Implementing reasoning traces transforms opaque machine learning models into transparent systems. This visibility allows organizations to deploy advanced AI solutions with confidence. Teams can ensure that their infrastructure remains secure, compliant, and highly optimized for enterprise environments.
Technical Architecture and Core Logic
The structural foundation of reasoning traces relies on capturing intermediate states within a neural network during inference. Instead of mapping a direct function from input to final output, the architecture logs the hidden representations at discrete sequential steps. This approach fundamentally mirrors a directed acyclic graph where each node represents a logical deduction.
Vector Space Mapping
During the generation of a Chain-of-Thought sequence, the model projects intermediate tokens into a high-dimensional vector space. Each step in the reasoning trace corresponds to a vector transformation. By analyzing these transformations using linear algebra, data scientists can measure the cosine similarity between the intermediate states of a model and the expected logical benchmarks.
State Logging Infrastructure
Capturing these traces requires a robust logging infrastructure. The system must intercept the standard output stream of the language model and store the intermediate tokens before they are discarded. In Python, this is typically handled by custom wrapper classes that hook into the inference pipeline. These hooks append each logical step to a structured log file (usually formatted in JSON) to facilitate rapid querying and vector search retrieval.
Mechanism and Workflow
Reasoning traces function dynamically during both the training and inference phases of an AI lifecycle. The mechanism relies on prompting techniques or architectural modifications that force the model to articulate its intermediate reasoning before finalizing a response. This workflow ensures that the logical progression is explicitly generated and securely recorded.
Training Phase Integration
During supervised fine-tuning, models are trained on datasets that include explicit reasoning paths. The loss function is calculated not just on the final answer, but on the sequence of intermediate steps. This teaches the network to generate an internal monologue as a standard operational procedure. Backpropagation then adjusts the weights to optimize both the accuracy of the reasoning and the correctness of the final output.
Inference Execution
At inference time, the agent processes the user prompt and begins generating tokens iteratively. The workflow diverts these intermediate tokens into a dedicated trace buffer. Only after the model generates a specific termination token does it output the final answer to the user. Security specialists can then review the trace buffer asynchronously to verify the integrity and safety of the execution path.
Operational Impact
Deploying reasoning traces introduces specific operational tradeoffs that IT managers must balance. Generating an internal monologue requires the model to produce significantly more tokens per request. This increase in token generation directly impacts latency, because the time to first byte for the final answer is delayed while the model processes its intermediate steps.
Additionally, storing and processing these extended sequences demands higher VRAM allocation. Infrastructure teams must provision larger GPU clusters to handle the expanded memory footprint during inference. However, this computational cost yields a substantial benefit in accuracy. By forcing the model to articulate its logic, reasoning traces drastically reduce Hallucination rates. The step-by-step verification grounds the model in factual constraints, resulting in a more reliable and secure application environment.
Key Terms Appendix
Agent: An autonomous artificial intelligence system designed to perceive its environment, make decisions, and take actions to achieve a specific goal.

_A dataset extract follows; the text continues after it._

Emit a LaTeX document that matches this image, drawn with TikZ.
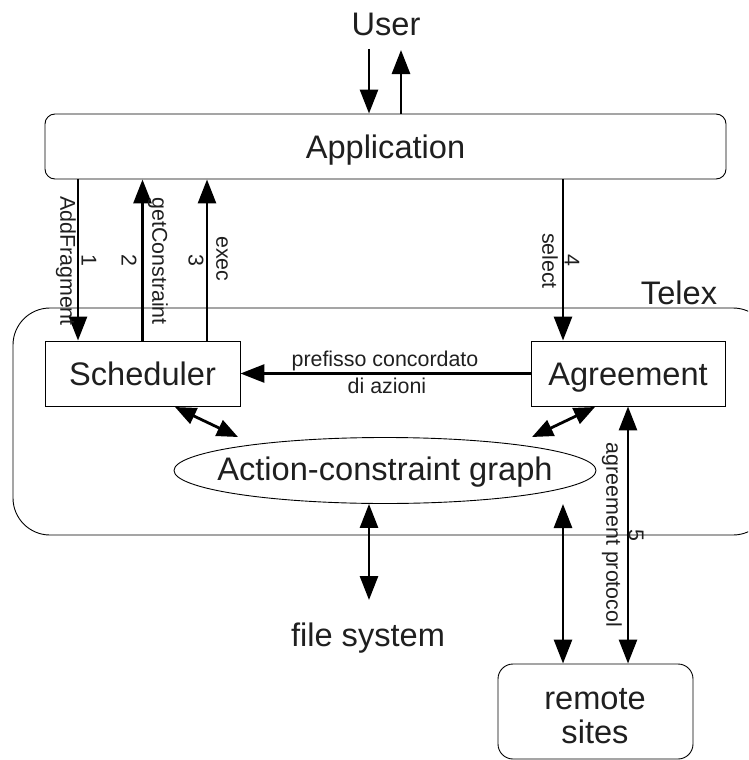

Chain-of-Thought: A prompting technique that instructs a model to break down complex problems into a series of intermediate logical steps before providing a final answer.
Debugging: The systematic process of identifying, analyzing, and removing errors or unexpected behaviors within an AI model or software application.
Internal Monologue: The hidden or logged sequence of intermediate thoughts generated by an AI agent to structure its logic prior to outputting a final response.